You may not be equipped with that capability from experience or training to judge about why scale helps. In the case of Khairat I hear that there is an issue of children passing out of the school not knowing where to go. Scale takes care of that. Of course schools are small. They typically have fewer than 50 children in an average village school in primary classes. Scale is about the whole environment.


I do not doubt the need for scaling.  I want to achieve that aim by different means.  All I am saying is it is possible to scale up an ocean by rain drops.  You ask me to bring a river, which I cannot. 

 


If we want to "educate" the millions, OLPC perhaps has the FIRST proven model of "EDUCATION" developed thus far in human history that is scalable in a reasonable time. India as a nation has no leg to stand on when it comes to education. It has failed to make its citizens even LITERATE, that is simply aware that letters and numbers exist and can be used by them. Forget about education. India does not know what "educating the underprivileged" is any more than how to give them potable water or roads or any of the basic amenities that the mankind came to accept as a given in the human evolution. Unless you have been there, hold your tongue or keyboard young man.




We are eradicating ignorance. Education is about eradicating ignorance.



The model has been proved in dozens of countries. There are countries that have scaled up in 19 months to cover every child. Uruguay, Peru, Rwanda and 35 other countries have gone way beyond India though they represent smaller child population relative to India. They have tested, tried and scaled up because they want to get over the curse of ignorance. India has not woken up as yet.



 Though our concerns may be similar, i do not want to call Indians ignorant.  They have knowledge, but that knowledge is not respected as knowledge since their knowledge does not support the market economy.  We have interviewed slum/street children, tribal children and realized they have certain skills that middle class children don't.  We have to build on what they already know, there is nothing to eradicate.  

 
You seemed to be for OLPC and against OLPC India. OLPC India follows OLPC principles. There is no centralization. Just that India has to wake up and learn to see a solution when it becomes available rather than let the whole world try it out before even experimenting with it.
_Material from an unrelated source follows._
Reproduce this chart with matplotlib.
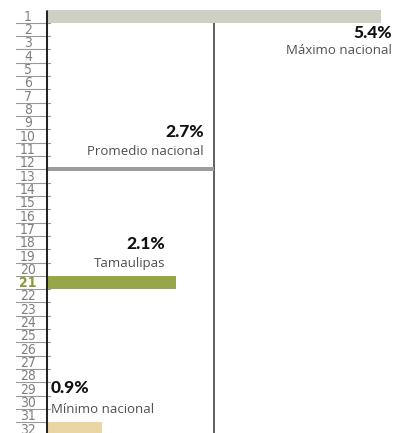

I am for the constructionist philosophy behind the OLPC, and not OLPC in particular.  We implement constructionism with and without OLPC, such as building/design as a context of learning.  


I do not want to believe that India will be deprived without OLPC.  But I do believe that India as well as other kids all over the world would be deprived if they do not work in schools with constructionism. 
 

You seem to have personal issues that spring up in your anger. Pray you have an opportunity and capability to calm down and thing through before making observations that fly in the face of both logic and reality.


What we need to talk about is the problem of scaling up using logic and reality.   Since this problem has not been solved, it will remain a hurdle on the way to reaching the millions. 


I believe the solution to this lies in decentralized distribution model as followed by FOSS, and we have ample evidence that it works.